Lo urgente son las reformas estructurales, se dice y redice hasta rozar las emanaciones de lo obsceno. Esas que entregarían los energéticos al capital externo. Se requiere, sin apelación posible, una reforma laboral, pero no una que busque equilibrar las relaciones del capital y el trabajo, sino aquella que ate a los que alquilan su fuerza de trabajo con la inasible productividad, condición última de la competitividad, eufemismo de la explotación inmisericorde, la intemperie de la seguridad colectiva. Es impostergable, dicen, una reforma fiscal que dé al erario más recursos. ¡Que pague la informalidad! Calderón, el presidente de ese oficialismo negociador de trampas bajo fuerza, los requiere para aceitar a sus cuerpos de elite, favorecer al cómplice, comprar conciencias subordinadas, tal como lo hizo su antecesor, que malgastó ingresos adicionales por 400 mil millones de dólares durante los infaustos años de su administración, conducida por torpes gerentes para regocijo de sus jefes beneficiados. Esas y no otras son las reformas que se repiten como cantaletas continentales.

La reforma electoral que impida el fraude y los abusos contra la voluntad ciudadana, la que borre el dispendio como insulto mediático, puede esperar para un mañana incierto. La reforma hacendaria que condicione los ingresos adicionales con gastos suficientes en seguridad social, en educación, en investigación o en salud como las reales prioridades de estricta justicia, es pretensión de resentidos, grito de populistas irresponsables. Acceder a tales pretensiones de guías iluminados no es negociar, es caer en la tentación, afirman aquellos que imponen su voluntad como verdad única. Nada de seguir a los mesiánicos tropicales que no piensan en modernos horizontes y sólo aspiran a gobernar con desplantes autoritarios. Esas no son, adicionan tajantes, otra cosa que tendencias centrífugas hacia la autodestrucción que merodea y constriñe al PRD de los moderados, los de la izquierda racional. Hay que rescatar los argumentos, la crítica severa, aducen con frases displicentes o propalan, con filtraciones varias, las versiones de disidentes internos sólo para ser repetidas como eco agigantado por sus circunstanciales aliados externos, siempre dispuestos al auxilio del abusado o al feroz ataque a mansalva.
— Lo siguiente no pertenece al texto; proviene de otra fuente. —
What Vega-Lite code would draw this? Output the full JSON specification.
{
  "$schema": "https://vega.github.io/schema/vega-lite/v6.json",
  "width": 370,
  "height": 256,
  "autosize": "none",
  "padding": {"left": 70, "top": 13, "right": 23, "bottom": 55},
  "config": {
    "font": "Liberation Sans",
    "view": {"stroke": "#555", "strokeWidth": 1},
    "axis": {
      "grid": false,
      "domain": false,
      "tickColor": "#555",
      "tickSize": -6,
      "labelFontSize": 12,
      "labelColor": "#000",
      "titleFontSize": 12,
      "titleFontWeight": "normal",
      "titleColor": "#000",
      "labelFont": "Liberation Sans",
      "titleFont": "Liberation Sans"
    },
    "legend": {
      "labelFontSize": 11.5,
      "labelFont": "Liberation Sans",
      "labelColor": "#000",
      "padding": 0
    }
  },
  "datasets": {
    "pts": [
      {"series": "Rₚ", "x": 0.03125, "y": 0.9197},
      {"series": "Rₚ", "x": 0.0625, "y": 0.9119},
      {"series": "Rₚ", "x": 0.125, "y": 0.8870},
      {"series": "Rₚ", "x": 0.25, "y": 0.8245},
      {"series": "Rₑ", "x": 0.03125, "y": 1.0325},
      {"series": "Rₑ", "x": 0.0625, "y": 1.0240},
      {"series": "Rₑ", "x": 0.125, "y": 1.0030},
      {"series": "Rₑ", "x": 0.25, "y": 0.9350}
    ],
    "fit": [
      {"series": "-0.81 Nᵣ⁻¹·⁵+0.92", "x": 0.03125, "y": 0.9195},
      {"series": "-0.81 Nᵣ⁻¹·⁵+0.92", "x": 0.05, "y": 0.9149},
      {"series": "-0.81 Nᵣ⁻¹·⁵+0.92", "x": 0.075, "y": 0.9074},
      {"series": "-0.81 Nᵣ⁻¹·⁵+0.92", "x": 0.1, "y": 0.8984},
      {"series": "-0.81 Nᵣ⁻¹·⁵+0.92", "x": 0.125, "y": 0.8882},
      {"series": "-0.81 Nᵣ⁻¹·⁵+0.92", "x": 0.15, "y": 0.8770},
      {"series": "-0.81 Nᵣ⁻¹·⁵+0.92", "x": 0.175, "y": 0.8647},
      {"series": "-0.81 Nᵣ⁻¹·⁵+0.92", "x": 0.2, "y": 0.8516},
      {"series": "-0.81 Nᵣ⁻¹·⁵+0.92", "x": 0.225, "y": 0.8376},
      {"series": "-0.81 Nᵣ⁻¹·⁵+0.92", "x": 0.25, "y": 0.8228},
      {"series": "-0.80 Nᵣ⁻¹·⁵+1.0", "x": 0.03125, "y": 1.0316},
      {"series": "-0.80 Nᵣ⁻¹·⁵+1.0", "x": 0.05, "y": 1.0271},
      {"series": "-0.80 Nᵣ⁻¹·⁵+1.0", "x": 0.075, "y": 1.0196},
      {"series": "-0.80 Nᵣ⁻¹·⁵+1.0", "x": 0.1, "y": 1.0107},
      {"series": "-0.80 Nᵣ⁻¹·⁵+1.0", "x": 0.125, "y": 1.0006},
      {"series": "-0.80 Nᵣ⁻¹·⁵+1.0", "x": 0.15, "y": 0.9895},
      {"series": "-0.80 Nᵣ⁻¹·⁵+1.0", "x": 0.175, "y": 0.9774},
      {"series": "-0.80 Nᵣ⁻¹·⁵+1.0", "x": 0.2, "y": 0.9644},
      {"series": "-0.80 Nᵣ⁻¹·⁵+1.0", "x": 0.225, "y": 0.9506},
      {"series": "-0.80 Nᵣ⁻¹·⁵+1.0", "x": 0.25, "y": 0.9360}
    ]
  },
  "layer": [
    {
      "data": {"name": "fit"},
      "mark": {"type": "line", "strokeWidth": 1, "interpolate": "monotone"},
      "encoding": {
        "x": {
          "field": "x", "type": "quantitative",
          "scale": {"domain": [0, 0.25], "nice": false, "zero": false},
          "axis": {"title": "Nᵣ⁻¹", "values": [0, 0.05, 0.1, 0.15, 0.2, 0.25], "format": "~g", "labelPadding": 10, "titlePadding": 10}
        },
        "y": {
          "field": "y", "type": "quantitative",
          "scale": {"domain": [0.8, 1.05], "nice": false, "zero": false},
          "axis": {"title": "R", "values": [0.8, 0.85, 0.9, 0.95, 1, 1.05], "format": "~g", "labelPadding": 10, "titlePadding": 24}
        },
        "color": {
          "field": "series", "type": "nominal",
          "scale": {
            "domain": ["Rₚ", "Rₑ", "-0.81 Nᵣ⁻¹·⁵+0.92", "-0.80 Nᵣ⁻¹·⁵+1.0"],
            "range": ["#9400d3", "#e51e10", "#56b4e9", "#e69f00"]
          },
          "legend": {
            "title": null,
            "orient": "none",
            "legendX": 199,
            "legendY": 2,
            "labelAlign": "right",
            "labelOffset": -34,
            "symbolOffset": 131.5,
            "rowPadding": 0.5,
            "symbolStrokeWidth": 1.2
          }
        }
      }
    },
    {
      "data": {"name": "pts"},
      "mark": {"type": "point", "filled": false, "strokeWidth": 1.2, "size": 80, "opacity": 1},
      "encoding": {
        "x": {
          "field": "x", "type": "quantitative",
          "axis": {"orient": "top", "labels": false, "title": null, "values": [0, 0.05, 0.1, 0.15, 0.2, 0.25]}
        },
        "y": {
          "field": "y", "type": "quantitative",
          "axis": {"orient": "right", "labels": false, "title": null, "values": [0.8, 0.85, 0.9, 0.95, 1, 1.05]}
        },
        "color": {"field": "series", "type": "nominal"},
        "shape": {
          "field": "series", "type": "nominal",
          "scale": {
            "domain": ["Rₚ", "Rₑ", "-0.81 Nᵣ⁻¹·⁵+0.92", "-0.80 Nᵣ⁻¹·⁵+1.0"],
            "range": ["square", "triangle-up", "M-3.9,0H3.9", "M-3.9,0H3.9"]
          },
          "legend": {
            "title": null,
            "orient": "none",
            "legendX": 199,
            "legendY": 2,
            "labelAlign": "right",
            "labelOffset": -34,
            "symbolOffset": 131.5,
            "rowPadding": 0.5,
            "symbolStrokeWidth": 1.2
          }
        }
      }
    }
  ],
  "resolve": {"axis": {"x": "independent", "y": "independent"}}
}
No, señores dueños de mercados y dominadores de la eficiencia. La voluntad de los de abajo, sus sueños, sus intereses y preocupaciones, no se dirigen a redoblar la inseguridad de los trabajadores, a rellenar los bolsillos de las aseguradoras, ni tampoco a coronar los trasteos de los panistas y priístas de cúpula. Bien saben los mexicanos de a pie que esa pareja está unida por el cordón umbilical de las complicidades, de los obsequios para sus patrocinadores, y nada quedará de remanente para ellos. Pocas veces en la historia de México se han distanciado tanto los pocos de arriba con las muchedumbres de abajo como en estos tiempos de olvidos, desalojos, marginación y riquezas insultantes. Y así, en este desolador panorama de oportunidades negadas a millones quieren, solicitan, impelen a negociar frente a las trincheras de la bonanza. ¡No, y no! Y que se entienda que esta actitud es, también, una manera de hacer política, quizá la única señal que por ahora se puede otear en este páramo de soledades por doquier, de horizontes truncados que no requieren adicionales tornillos para dislocarse. Una negativa que nada tiene de intemperante sino de lógica congruente, emanada de las condiciones impuestas tanto por la realidad que se vive en el México de las exclusiones y los desprecios racistas, como por la ineficacia de las propuestas a despoblado, de las recetas torpes, adoptadas con el solo propósito de perpetuar privilegios a como dé lugar.